As human rights organisations and the world’s media questioned the whereabouts of the Chinese tennis player Peng Shuai, the International Olympic Committee opted for a “quiet diplomacy” approach, arguing that was the most effective way to deal with such a case.
“Experience shows that quiet diplomacy offers the best opportunity to find a solution for questions of such nature. This explains why the IOC will not comment any further at this stage,” the Lausanne-based organisation said in an emailed statement on Thursday about the case of Peng, who disappeared from public view after she made an accusation of sexual assault against a former senior Chinese official.
Yet the IOC’s approach to the Peng saga, which resulted in a half-hour-long video call between its president, Thomas Bach, and the player on Sunday, appeared to have failed to ease concerns. Instead, the committee was accused by rights activists of engaging in a “publicity stunt” for Beijing.
Such a backlash is a familiar recurrence for the IOC throughout its history since the late 19th century. Last month, in response to rights organisations’ calls to relocate the Winter Games, the IOC vice-president, John Coates, responded: “We are not a world government. We have to respect the sovereignty of the countries who are hosting the Games.”
This pragmatism from the IOC is not a new phenomenon, nor a feature unique to its dealings with China. Critics often cite the organisation’s response to the 1968 Olympics in Mexico. Ten days before that year’s Games, government forces shot dead hundreds of protesters in the Tlatelolco massacre. “Olympic Games to go ahead in spite of Mexico rioting,” reported the Guardian in a front-page story on 3 October that year.

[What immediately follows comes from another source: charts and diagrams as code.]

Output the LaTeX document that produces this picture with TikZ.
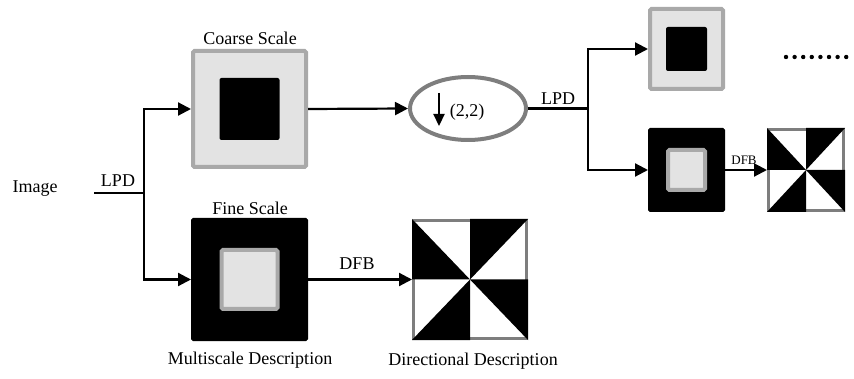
\documentclass[tikz,border=0pt]{standalone}
\usepackage{fontspec}
\setmainfont{Liberation Serif}
\usetikzlibrary{arrows.meta,shapes.geometric}

\definecolor{boxgray}{HTML}{A9A9A9}
\definecolor{lightfill}{HTML}{E3E3E3}
\definecolor{edgegray}{HTML}{7E7E7E}

\tikzset{
  lbl/.style={font=\fontsize{18}{20}\selectfont, inner sep=0pt},
  smalllbl/.style={font=\fontsize{13}{15}\selectfont, inner sep=0pt},
  conn/.style={line width=2.2pt, -{Triangle[length=13pt,width=13pt]}},
  plain/.style={line width=2.2pt},
  lightbox/.style={rectangle, rounded corners=1.5pt, draw=boxgray, line width=4pt,
    fill=lightfill, inner sep=0pt},
  darkbox/.style={rectangle, rounded corners=1.5pt, draw=black, line width=1pt,
    fill=black, inner sep=0pt},
  innerdark/.style={rectangle, rounded corners=2pt, fill=black, inner sep=0pt},
  innerlight/.style={rectangle, rounded corners=1.5pt, draw=boxgray, line width=4pt,
    fill=lightfill, inner sep=0pt},
  dirbox/.style={rectangle, draw=edgegray, line width=3pt, fill=white, inner sep=0pt},
  dotmark/.style={circle, fill=black, inner sep=0pt, minimum size=4.4pt},
}

% pinwheel of four black triangles inside a directional box
\newcommand{\pinwheel}[1]{%
  \fill[black] (#1.north west) -- (#1.west) -- (#1.center) -- cycle;
  \fill[black] (#1.north) -- (#1.north east) -- (#1.center) -- cycle;
  \fill[black] (#1.center) -- (#1.east) -- (#1.south east) -- cycle;
  \fill[black] (#1.center) -- (#1.south) -- (#1.south west) -- cycle;
}

\begin{document}
\begin{tikzpicture}[x=1pt, y=-1pt]
\useasboundingbox (0,0) rectangle (854,379);

% input and first decomposition
\node[lbl] (img) at (35,189) {Image};
\coordinate (start) at (94,193);
\coordinate (j1) at (144,193);
\node[lbl] (lpd1) at (118,181) {LPD};

% coarse scale
\node[lightbox, minimum width=113pt, minimum height=116pt] (coarse) at (249.5,109) {};
\node[innerdark, minimum width=60pt, minimum height=62pt] (coarsein) at (coarse.center) {};
\node[lbl] (coarselbl) at (250,38) {Coarse Scale};

% fine scale
\node[darkbox, minimum width=116pt, minimum height=122pt] (fine) at (249.5,279.5) {};
\node[innerlight, minimum width=56pt, minimum height=59pt] (finein) at (fine.center) {};
\node[lbl] (finelbl) at (250,208) {Fine Scale};
\node[lbl] (multi) at (250,360) {Multiscale Description};

% directional subbands
\node[dirbox, minimum width=113pt, minimum height=118pt] (dir) at (470,279.5) {};
\pinwheel{dir}
\node[lbl] (dirlbl) at (473,361) {Directional Description};
\node[lbl] (dfb1) at (357,264) {DFB};

% downsampling
\node[ellipse, draw=edgegray, line width=4pt, minimum width=116pt, minimum height=63pt,
  inner sep=0pt] (down) at (468,108.5) {};
\coordinate (dtop) at (439,93);
\coordinate (dbot) at (439,126);
\node[lbl] (ratio) at (467,112) {(2,2)};
\coordinate (j2) at (588,108.5);
\node[lbl] (lpd2) at (558,99) {LPD};

% second level
\node[lightbox, minimum width=73pt, minimum height=80pt] (top) at (686.5,49) {};
\node[innerdark, minimum width=41pt, minimum height=44pt] (topin) at (top.center) {};
\node[darkbox, minimum width=76pt, minimum height=83pt] (bot) at (686.5,170) {};
\node[innerlight, minimum width=37pt, minimum height=40pt] (botin) at (bot.center) {};
\node[dirbox, minimum width=75pt, minimum height=81pt] (dir2) at (806,170) {};
\pinwheel{dir2}
\node[smalllbl] (dfb2) at (744,160) {DFB};

% continuation dots
\foreach \i in {0,...,7}
  \node[dotmark] (dot\i) at (786+8.6*\i,57) {};

% connectors
\draw[plain] (start) -- (j1);
\draw[conn] (j1) |- (coarse.west);
\draw[conn] (j1) |- (fine.west);
\draw[conn] (coarse.east) -- (down.west);
\draw[conn] (fine.east) -- (dir.west);
\draw[plain] (down.east) -- (j2);
\draw[conn] (j2) |- (top.west);
\draw[conn] (j2) |- (bot.west);
\draw[conn] (bot.east) -- (dir2.west);
\draw[line width=2.2pt, -{Triangle[length=12pt,width=11pt]}] (dtop) -- (dbot);
\end{tikzpicture}
\end{document}
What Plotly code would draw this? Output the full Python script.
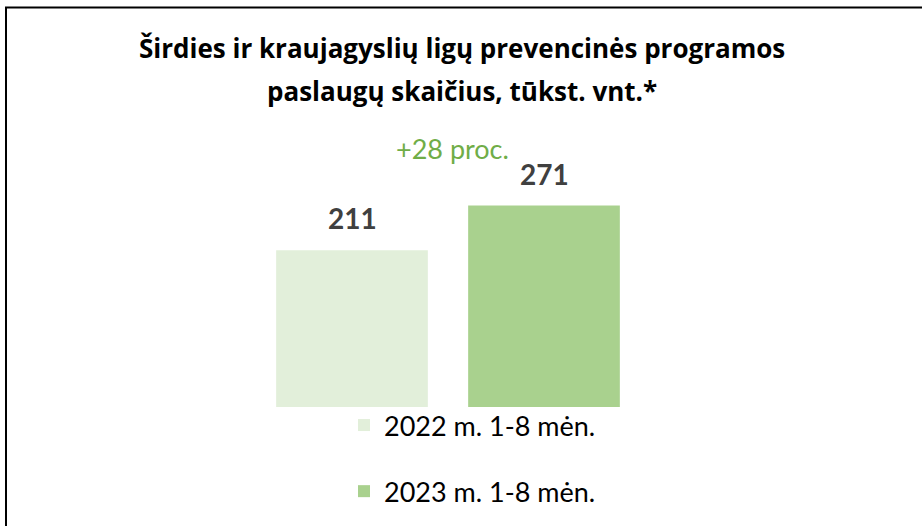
import plotly.graph_objects as go

# Data
periods = ["2022 m. 1-8 mėn.", "2023 m. 1-8 mėn."]
values = [211, 271]
colors = ["#E2EFDA", "#A9D18E"]
title_lines = ["Širdies ir kraujagyslių ligų prevencinės programos",
               "paslaugų skaičius, tūkst. vnt.*"]

W, H = 922, 526
ML, MR, MT, MB = 256, 282, 184, 119
PW = W - ML - MR
PH = H - MT - MB


def px_x(px):
    return (px - ML) / PW


def px_y(py):
    return (H - MB - py) / PH


FONT = "Lato"
TFONT = "Open Sans"

fig = go.Figure()
for i, (name, val, col) in enumerate(zip(periods, values, colors)):
    fig.add_trace(go.Bar(
        x=[i], y=[val], name=name, width=0.79,
        marker=dict(color=col, line=dict(width=0)),
        legendgroup=f"g{i}", hoverinfo="skip",
    ))
    fig.add_annotation(x=i, y=val, xref="x", yref="y", text=f"<b>{val}</b>",
                       showarrow=False, yanchor="bottom", yshift=13,
                       font=dict(family=FONT, size=28, color="#404040"))

pct = round((values[1] / values[0] - 1) * 100)
fig.add_annotation(x=px_x(452), y=px_y(148), xref="paper", yref="paper",
                   text=f"+{pct} proc.", showarrow=False,
                   xanchor="center", yanchor="middle",
                   font=dict(family=FONT, size=27, color="#70AD47"))

for line, cy in zip(title_lines, [48, 91]):
    fig.add_annotation(x=px_x(462), y=px_y(cy), xref="paper", yref="paper",
                       text=f"<b>{line}</b>", showarrow=False,
                       xanchor="center", yanchor="middle",
                       font=dict(family=TFONT, size=26, color="#000000"))

# Frame (left and top edges visible)
fig.add_shape(type="rect", xref="paper", yref="paper",
              x0=px_x(6), x1=px_x(935), y0=px_y(545), y1=px_y(7.5),
              line=dict(color="#000000", width=2), fillcolor="rgba(0,0,0,0)")

fig.update_layout(
    width=W, height=H,
    margin=dict(l=ML, r=MR, t=MT, b=MB, pad=0, autoexpand=False),
    paper_bgcolor="white", plot_bgcolor="white",
    barmode="overlay",
    showlegend=True,
    legend=dict(orientation="v", xref="container", yref="container",
                x=344 / W, y=1 - 401 / H,
                xanchor="left", yanchor="top",
                traceorder="grouped", tracegroupgap=28,
                font=dict(family=FONT, size=27, color="#000000"),
                bgcolor="rgba(0,0,0,0)"),
    xaxis=dict(visible=False, range=[-0.5, 1.5], fixedrange=True),
    yaxis=dict(visible=False, range=[0, 300], fixedrange=True),
)

fig.write_html("out.html", config={"displayModeBar": False},
               post_script="document.body.style.margin='0px';")
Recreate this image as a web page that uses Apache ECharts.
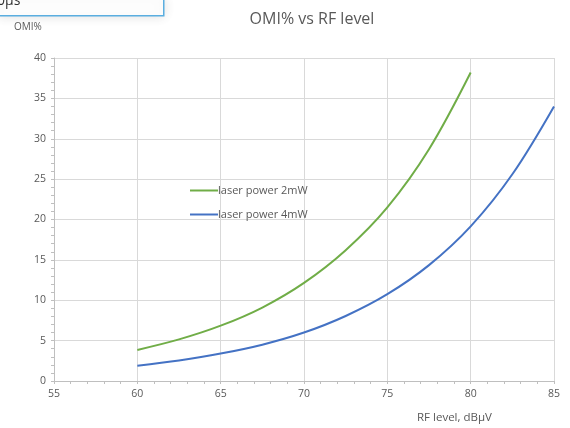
<!DOCTYPE html>
<html>
<head>
<meta charset="utf-8">
<script src="https://cdn.jsdelivr.net/npm/echarts@6/dist/echarts.min.js"></script>
<style>html,body{margin:0;padding:0;background:#fff;}#c{width:570px;height:428px;}</style>
</head>
<body>
<div id="c"></div>
<script>
const titleText = 'OMI% vs RF level';
const xName = 'RF level, dBμV';
const yName = 'OMI%';
const seriesNames = ['laser power 2mW', 'laser power 4mW'];
const rf2mW = [60, 62.5, 65, 67.5, 70, 72.5, 75, 77.5, 80];
const omi2mW = [3.85, 5.15, 6.85, 9.1, 12.15, 16.2, 21.5, 28.7, 38.2];
const rf4mW = [60, 62.5, 65, 67.5, 70, 72.5, 75, 77.5, 80, 82.5, 85];
const omi4mW = [1.9, 2.55, 3.4, 4.5, 6.0, 8.05, 10.75, 14.35, 19.15, 25.6, 34.0];

const chart = echarts.init(document.getElementById('c'));
const txt = '#595959';
chart.setOption({
  animation: false,
  backgroundColor: '#fff',
  title: {
    text: titleText, left: 307, top: 6, textAlign: 'center',
    textStyle: {fontFamily: 'Open Sans', fontSize: 16, fontWeight: 'normal', color: txt}
  },
  legend: {
    orient: 'vertical', left: 185, top: 180, itemGap: 13,
    itemWidth: 28, itemHeight: 2, icon: 'rect',
    textStyle: {fontFamily: 'Open Sans', fontSize: 11, color: txt, padding: [0,0,0,-5]},
    data: seriesNames
  },
  graphic: [
    {type: 'rect', left: -2, top: -2, shape: {width: 165, height: 17},
     style: {fill: '#fff', stroke: '#5aaee0', lineWidth: 1.5, shadowBlur: 12, shadowColor: 'rgba(0,0,0,0.12)'}},
    {type: 'text', left: -3, top: -6, style: {text: '0μs', fontFamily: 'Open Sans', fontSize: 14, fill: '#333'}},
    {type: 'text', left: 14, top: 22, style: {text: yName, fontFamily: 'Open Sans', fontSize: 10, fill: txt}},
    {type: 'text', left: 417, top: 412, style: {text: xName, fontFamily: 'Open Sans', fontSize: 11.5, fill: txt}}
  ],
  grid: {left: 54, right: 16, top: 58, bottom: 47},
  xAxis: {
    type: 'value', min: 55, max: 85, interval: 5,
    axisLine: {lineStyle: {color: '#bfbfbf'}},
    axisTick: {show: true, length: 3, lineStyle: {color: '#bfbfbf'}},
    minorTick: {show: true, splitNumber: 5, length: 3, lineStyle: {color: '#bfbfbf'}},
    splitLine: {show: true, lineStyle: {color: '#d9d9d9', width: 1}},
    axisLabel: {fontFamily: 'Open Sans', fontSize: 10.5, color: txt, margin: 8}
  },
  yAxis: {
    type: 'value', min: 0, max: 40, interval: 5,
    axisLine: {show: true, lineStyle: {color: '#bfbfbf'}},
    axisTick: {show: true, length: 3, lineStyle: {color: '#bfbfbf'}},
    minorTick: {show: true, splitNumber: 5, length: 3, lineStyle: {color: '#bfbfbf'}},
    splitLine: {show: true, lineStyle: {color: '#d9d9d9', width: 1}},
    axisLabel: {fontFamily: 'Open Sans', fontSize: 10.5, color: txt, margin: 8}
  },
  series: [
    {name: seriesNames[0], type: 'line', smooth: 0.35, showSymbol: false, symbol: 'none',
     color: '#70ad47', lineStyle: {width: 2, color: '#70ad47'},
     data: rf2mW.map((x, i) => [x, omi2mW[i]])},
    {name: seriesNames[1], type: 'line', smooth: 0.35, showSymbol: false, symbol: 'none',
     color: '#4472c4', lineStyle: {width: 2, color: '#4472c4'},
     data: rf4mW.map((x, i) => [x, omi4mW[i]])}
  ]
});
</script>
</body>
</html>
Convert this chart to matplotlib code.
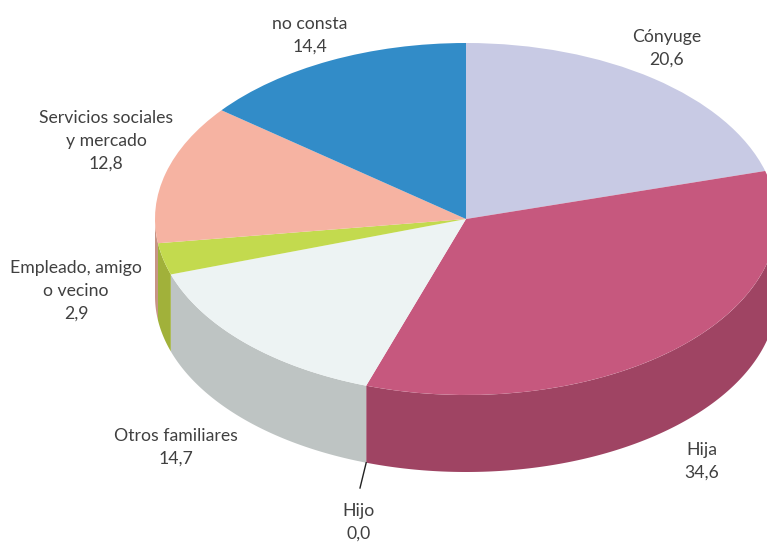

But Susan Brownell, a former nationally ranked US track and field athlete who is an academic at the University of Missouri–St Louis, said the IOC’s response to the Peng case marked a change to its previous practices. “In the past, the IOC’s sole mission was to ensure that the Games take place whatever the circumstances. But this time around, it did get involved in what is essentially a #MeToo case, despite the criticisms that ensued.”
She added: “Thomas Bach could have chosen not to get involved and left it to the International Tennis Federation. But since 2017, when human rights were added into the host city contract, the IOC is beginning to stand up for a wider range of human rights issues than it previously did, although critics will insist on their line that the IOC does not have credibility.”
The organisation has repeatedly come under fire in recent years. In 2014, for example, it was criticised for allowing the Sochi Winter Games to take place amid Russia’s deteriorating human rights record, in particular its hostility towards the LGBTQ+ population. And when Beijing became the leading contender to host the 2008 Summer Games in 2001, some urged the IOC to think twice.
“I would be most hesitant and most reluctant to award Beijing the Olympic Games, and give the Chinese government a substantial propaganda coup, in light of that human rights record and until there’s a clear improvement in that record,” said Donald Anderson, who at the time was the Labour MP for Swansea West and a former chair of the foreign affairs select committee, in a 2001 Observer debate.
Less than a month after Peng’s revelation on Chinese social media site Weibo, her saga is transitioning from allegations of sexual assault to precarious international diplomacy. There is a lot at stake for Beijing as it faces international scepticism and potential boycotts from some western capitals.
In the meantime, a parallel narrative is taking shape among pro-government actors. “For those who truly care about safety of Peng Shuai, her appearances of these days are enough to relieve them or eliminate most of their worries,” tweeted Hu Xijin, the editor of the Chinese state-run Global Times. “But for those aiming to attack China’s system and boycott the Beijing Winter Olympics, facts, no matter how many, don’t work for them.”